L’hiver n'est pas encore là mais l’électricité française se vend déjà plus cher qu’ailleurs

L'électricité française pour cet hiver s'échange à des prix bien plus élevés que chez nos voisins. Les incertitudes quant à la disponibilité du parc nucléaire d’EDF, mais aussi des stocks hydrauliques, sont en cause.
Des contrats presque deux fois plus chers qu’outre-Rhin
Les contrats français d’électricité à terme pour le dernier trimestre 2023 s’échangent actuellement à 280 euros le mégawattheure (MWh) quand ils ne dépassent pas les 150 euros le MWh en Allemagne, aux Pays-Bas ou encore en Belgique.
Pour l'Italie, les contrats se négocient à 176 euros le MWh sur la bourse européenne de l’énergie tandis qu’en Autriche, les derniers prix tournent autour de 166 euros pour la même période. Ces contrats, achetés par les fournisseurs d'énergie, serviront à approvisionner ménages et entreprises.
Pour le premier trimestre 2024, les contrats d'électricité pour la France grimpent à 367 euros le MWh, également nettement plus haut que chez ses voisins. Si la situation peut s’améliorer puisque les prix évoluent quotidiennement, pour Nicolas Goldberg, associé énergie à Colombus Consulting, l'écart de prix entre les contrats français et ceux des autres pays est "justifié".
Certes plus chers qu’ailleurs, les contrats à terme français pour cet hiver sont pour autant loin des sommes astronomiques qu’ils ont atteint en 2022 quand les inquiétudes sur de possibles pénuries d’électricité pesaient sur le pays. L'été dernier, les prix des contrats à terme pour l'hiver ont atteint un pic à 1840 euros le MWh.
Pourquoi l'électricité française s'achète-t-elle plus cher?
"Le marché anticipe que la France va devoir importer" cet hiver, explique Nicolas Goldberg. Si, en général, l’Hexagone importe de l’électricité lors des mois les plus froids de l’année, elle est, en revanche, largement exportatrice en été. Pour l’hiver à venir cependant, le marché prévoit que le pays sera "très importateur", dit-il.

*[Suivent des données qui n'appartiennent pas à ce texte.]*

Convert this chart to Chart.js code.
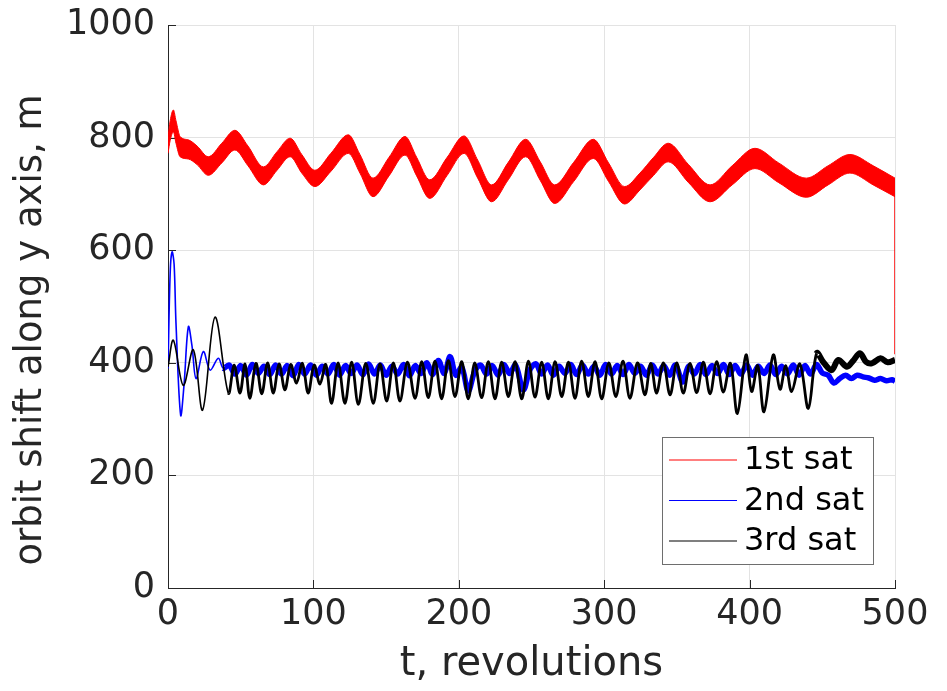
<!DOCTYPE html>
<html>
<head>
<meta charset="utf-8">
<script src="https://cdn.jsdelivr.net/npm/chart.js@4.4.0/dist/chart.umd.min.js"></script>
<style>
  html, body { margin: 0; padding: 0; background: #fff; }
  #wrap { width: 947px; height: 691px; }
</style>
</head>
<body>
<div id="wrap"><canvas id="orbit" width="947" height="691"></canvas></div>
<script>
// axis ticks
const tTicks = [0, 100, 200, 300, 400, 500];
const yTicks = [0, 200, 400, 600, 800, 1000];

// 1st sat: the fast oscillation fills a band, kept as [t, upper, lower]
const sat1Band = [
  [0, 800, 772], [1.5, 830, 795], [3.7, 849, 810], [5.5, 830, 790], [8.3, 802, 766],
  [14, 796, 762], [20, 785, 752], [27.7, 766, 733], [37, 790, 755], [46, 813, 778],
  [55, 785, 750], [65.6, 748, 716], [75, 775, 742], [84, 799, 766], [92, 770, 737],
  [101, 742, 713], [112, 772, 740], [124, 805, 772], [132, 770, 737], [141, 728, 695],
  [152, 765, 732], [163, 802, 769], [171, 765, 732], [180, 725, 692], [192, 765, 733],
  [203.6, 803, 772], [213, 760, 728], [222.6, 716, 686], [234, 756, 725], [246, 797, 766],
  [256, 757, 724], [266, 716, 683], [279, 756, 722], [292.5, 797, 763], [303, 755, 722],
  [314, 713, 682], [324.6, 737, 707], [334, 765, 733], [344, 790, 757], [358, 752, 720],
  [372.8, 716, 686], [388, 750, 716], [403.7, 781, 745], [420, 755, 720], [439, 728, 694],
  [454, 750, 716], [469, 770, 737], [485, 750, 716], [500, 728, 695]
];
// last sample of the 1st sat drops at t = 500
const sat1Tail = [[500, 712], [500, 415]];

// 2nd sat [t, m]
const sat2 = [
  [0, 390], [1.5, 560], [2.8, 597], [4.2, 575], [5.5, 470], [8.7, 307], [11, 360], [14, 464],
  [16.5, 430], [19.3, 372], [24.3, 420], [29, 387], [34.6, 408], [38, 390],
  [42, 396], [46, 380], [50, 395], [54, 378], [58, 397], [62, 381], [66, 394], [70, 379],
  [74, 396], [78, 380], [82, 395], [86, 377], [90, 397], [94, 380], [98, 396], [102, 378],
  [106, 394], [110, 380], [114, 397], [118, 378], [122, 395], [126, 381], [130, 396], [134, 379],
  [138, 398], [142, 380], [146, 396], [150, 378], [154, 394], [158, 380], [162, 397], [166, 377],
  [170, 395], [174, 381], [178, 400], [182, 379], [186, 404], [190, 381], [194, 411], [198, 378],
  [202, 392], [206.5, 350], [211, 385], [215, 396], [219, 380], [223, 395], [227, 378], [231, 397],
  [235, 381], [239, 396], [244.4, 352], [249, 388], [253, 398], [257, 380], [261, 396], [265, 378],
  [269, 394], [273, 381], [277, 397], [281, 379], [285, 396], [289, 380], [293, 394], [297, 378],
  [301, 397], [305, 380], [309, 395], [313, 379], [317, 397], [321, 381], [325, 394], [329, 378],
  [333, 396], [337, 380], [341, 395], [345, 378], [349, 396], [354, 366], [358, 394], [362, 380],
  [366, 397], [370, 379], [374, 395], [378, 381], [382, 397], [386, 379], [390, 395], [394, 380],
  [398, 396], [402, 378], [406, 394], [410, 381], [414, 396], [418, 379], [422, 394], [426, 380],
  [430, 396], [434, 378], [438, 395], [442, 380], [446, 397], [450, 382], [454, 378], [458, 364],
  [462, 372], [466, 378], [470, 372], [474, 378], [478, 375], [482, 373], [486, 369], [490, 372],
  [494, 368], [498, 370], [500, 367]
];

// 3rd sat [t, m]
const sat3 = [
  [0, 393], [3.7, 440], [10.5, 360], [17.4, 423], [23.8, 316], [32.3, 481], [41.5, 346], [45.5, 396],
  [49.5, 346], [53, 398], [56.3, 337], [60.5, 399], [64.5, 345], [68.5, 400], [72.4, 346], [76.4, 398],
  [80.4, 352], [84.4, 397], [88.4, 364], [92.4, 399], [96.4, 346], [100.5, 396], [104.5, 362], [108.5, 397],
  [112.5, 328], [117, 400], [121.7, 328], [126.3, 401], [130.9, 326], [136, 399], [141.2, 328], [145.8, 398],
  [150.4, 332], [155, 400], [159.5, 332], [164.7, 401], [169.9, 337], [174.5, 402], [179, 338], [183.6, 403],
  [188.2, 336], [192.8, 404], [197.4, 340], [202, 402], [206.5, 336], [211, 400], [215.7, 338], [220.3, 402],
  [224.9, 336], [229.5, 401], [234.1, 340], [238.7, 402], [243.3, 336], [247.9, 403], [252.4, 339], [257, 401],
  [261.6, 336], [266.2, 402], [270.8, 340], [275.4, 401], [279.9, 337], [284.5, 403], [289.1, 340], [293.7, 402],
  [298.3, 336], [303.2, 400], [308, 340], [312.9, 403], [317.7, 337], [322.9, 400], [328, 343], [332, 399],
  [336, 346], [340.7, 400], [345.3, 343], [349.9, 400], [354.4, 346], [359, 399], [363.6, 347], [368.2, 401],
  [372.8, 345], [377.4, 402], [381.9, 348], [386.8, 399], [391.6, 310], [397.5, 414], [401.4, 349], [405.6, 395],
  [409.9, 313], [416.3, 414], [420.9, 353], [424.9, 395], [428.9, 349], [434.6, 398], [440.4, 319], [446.1, 417],
  [451, 400], [456.4, 387], [461, 405], [467, 393], [471, 403], [475.9, 417], [480, 402], [484, 399],
  [490, 408], [495, 401], [500, 405]
];

const INK = '#262626';
const FONT = 'DejaVu Sans';
const Y_TITLE = 'orbit shift along y axis, m';

const pts = (rows, k = 1) => rows.map(r => ({ x: r[0], y: r[k] }));

// inward tick marks on the left and bottom axes
const innerTicks = {
  id: 'innerTicks',
  beforeDatasetsDraw(chart) {
    const { ctx, chartArea: a, scales: { x, y } } = chart;
    ctx.save();
    ctx.strokeStyle = INK;
    ctx.lineWidth = 1;
    ctx.beginPath();
    tTicks.forEach(v => {
      const px = Math.round(x.getPixelForValue(v)) + 0.5;
      ctx.moveTo(px, a.bottom); ctx.lineTo(px, a.bottom - 8);
    });
    yTicks.forEach(v => {
      const py = Math.round(y.getPixelForValue(v)) + 0.5;
      ctx.moveTo(a.left, py); ctx.lineTo(a.left + 8, py);
    });
    ctx.stroke();
    ctx.restore();
  }
};

// y label sits a little below the axis middle
const yLabel = {
  id: 'yLabel',
  afterDraw(chart) {
    const { ctx } = chart;
    ctx.save();
    ctx.translate(31, 330);
    ctx.rotate(-Math.PI / 2);
    ctx.font = '37px "' + FONT + '"';
    ctx.fillStyle = INK;
    ctx.textAlign = 'center';
    ctx.textBaseline = 'middle';
    ctx.fillText(Y_TITLE, 0, 0);
    ctx.restore();
  }
};

// boxed legend in the lower right of the axes
const boxLegend = {
  id: 'boxLegend',
  afterDraw(chart) {
    const { ctx } = chart;
    const items = chart.data.datasets.filter(d => d.inLegend);
    const box = { x: 662.5, y: 437.5, w: 211, h: 127 };
    ctx.save();
    ctx.fillStyle = '#fff';
    ctx.fillRect(box.x, box.y, box.w, box.h);
    ctx.strokeStyle = '#6e6e6e';
    ctx.lineWidth = 1;
    ctx.strokeRect(box.x, box.y, box.w, box.h);
    ctx.font = '32px "' + FONT + '"';
    ctx.textBaseline = 'middle';
    ctx.textAlign = 'left';
    items.forEach((d, i) => {
      const cy = 460 + i * 40.5;
      ctx.strokeStyle = d.borderColor;
      ctx.lineWidth = 1.2;
      ctx.beginPath();
      ctx.moveTo(669, cy); ctx.lineTo(737, cy);
      ctx.stroke();
      ctx.fillStyle = '#000';
      ctx.fillText(d.label, 744, cy + 1);
    });
    ctx.restore();
  }
};

new Chart(document.getElementById('orbit'), {
  type: 'line',
  data: {
    datasets: [
      {
        label: '1st sat', inLegend: true, data: pts(sat1Band, 1), order: 3,
        borderColor: '#ff0000', backgroundColor: '#ff0000', borderWidth: 1,
        pointRadius: 0, fill: '+1', cubicInterpolationMode: 'monotone'
      },
      {
        label: '1st sat lower', data: pts(sat1Band, 2), order: 3,
        borderColor: '#ff0000', borderWidth: 1, pointRadius: 0, fill: false,
        cubicInterpolationMode: 'monotone'
      },
      {
        label: '2nd sat', inLegend: true, data: pts(sat2), order: 2,
        borderColor: '#0000ff', borderJoinStyle: 'round', pointRadius: 0, fill: false,
        tension: 0.35,
        segment: { borderWidth: c => (c.p0.parsed.x < 38 ? 1.6 : 5.5) }
      },
      {
        label: '3rd sat', inLegend: true, data: pts(sat3), order: 1,
        borderColor: '#000000', borderJoinStyle: 'round', pointRadius: 0, fill: false,
        tension: 0.35,
        segment: { borderWidth: c => (c.p0.parsed.x < 38 ? 1.6 : c.p0.parsed.x >= 446 ? 6 : 2.8) }
      },
      {
        label: '1st sat end', data: pts(sat1Tail), order: 3,
        borderColor: '#ff0000', borderWidth: 1.5, pointRadius: 0, fill: false
      }
    ]
  },
  options: {
    responsive: false,
    animation: false,
    devicePixelRatio: 1,
    layout: { padding: { top: 25, right: 52, left: 0, bottom: 0 } },
    plugins: { legend: { display: false }, tooltip: { enabled: false } },
    scales: {
      x: {
        type: 'linear', min: 0, max: 500,
        grid: { color: '#e3e3e3', drawTicks: false },
        border: { display: true, color: INK },
        ticks: { stepSize: 100, padding: 6, color: INK, font: { family: FONT, size: 35 },
                 callback: v => String(v) },
        title: { display: true, text: 't, revolutions', color: INK,
                 font: { family: FONT, size: 40 }, padding: { top: 0, bottom: 2 } },
        afterFit: s => { s.height = 103; s.paddingLeft = 0; s.paddingRight = 0; }
      },
      y: {
        type: 'linear', min: 0, max: 1000,
        grid: { color: '#e3e3e3', drawTicks: false },
        border: { display: true, color: INK },
        ticks: { stepSize: 200, padding: 13, color: INK, font: { family: FONT, size: 35 },
                 callback: v => String(v) },
        title: { display: false },
        afterFit: s => { s.width = 168; s.paddingTop = 0; s.paddingBottom = 0; }
      }
    }
  },
  plugins: [innerTicks, yLabel, boxLegend]
});
</script>
</body>
</html>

En s'approvisionnant davantage chez ses voisins, le marché parie "que les interconnexions vont être saturées", détaille Nicolas Goldberg. Les pays membres de l’UE s’échangent de l’électricité via un marché constitué de réseaux électriques qui sont interconnectés.

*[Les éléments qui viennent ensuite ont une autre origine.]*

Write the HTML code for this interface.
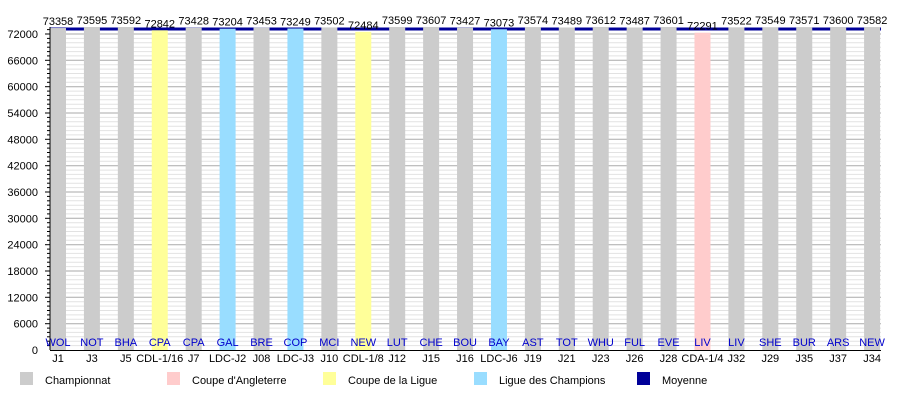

Le site Toute l'Europe définit plus précisément l'interconnexion comme une "ligne de transport qui traverse ou enjambe une frontière entre des Etats membres et qui relie les réseaux de transport nationaux des Etats membres de l’Union européenne". Concrètement, ce sont des câbles qui connectent entre eux les différents pays européens et qui permettent d’échanger de l’énergie.
La France très importatrice, des interconnexions saturées… Mais pourquoi le marché anticipe-t-il ces difficultés? Selon Nicolas Goldberg, "des inquiétudes pèsent sur la disponibilité du parc nucléaire français" et, à cela, s’ajoutent des incertitudes sur les stocks hydrauliques -une source d’énergie activable très rapidement - menacés par la sécheresse.
21 réacteurs à l'arrêt
EDF, en charge des 56 réacteurs du parc nucléaire français, ne produit plus autant d’électricité nucléaire qu’avant et les difficultés semblent s’accumuler plutôt que de se résorber.
Le gouvernement a récemment demandé au géant de l’énergie de redresser sa production électrique après une année 2022 noire qui l'a vue tomber à son niveau le plus bas depuis 30 ans à 279 térawattheures.
Ce vendredi, 21 réacteurs nucléaires étaient à l'arrêt, en maintenance entre autres à cause de problèmes de corrosion et du vieillissement des infrastructures.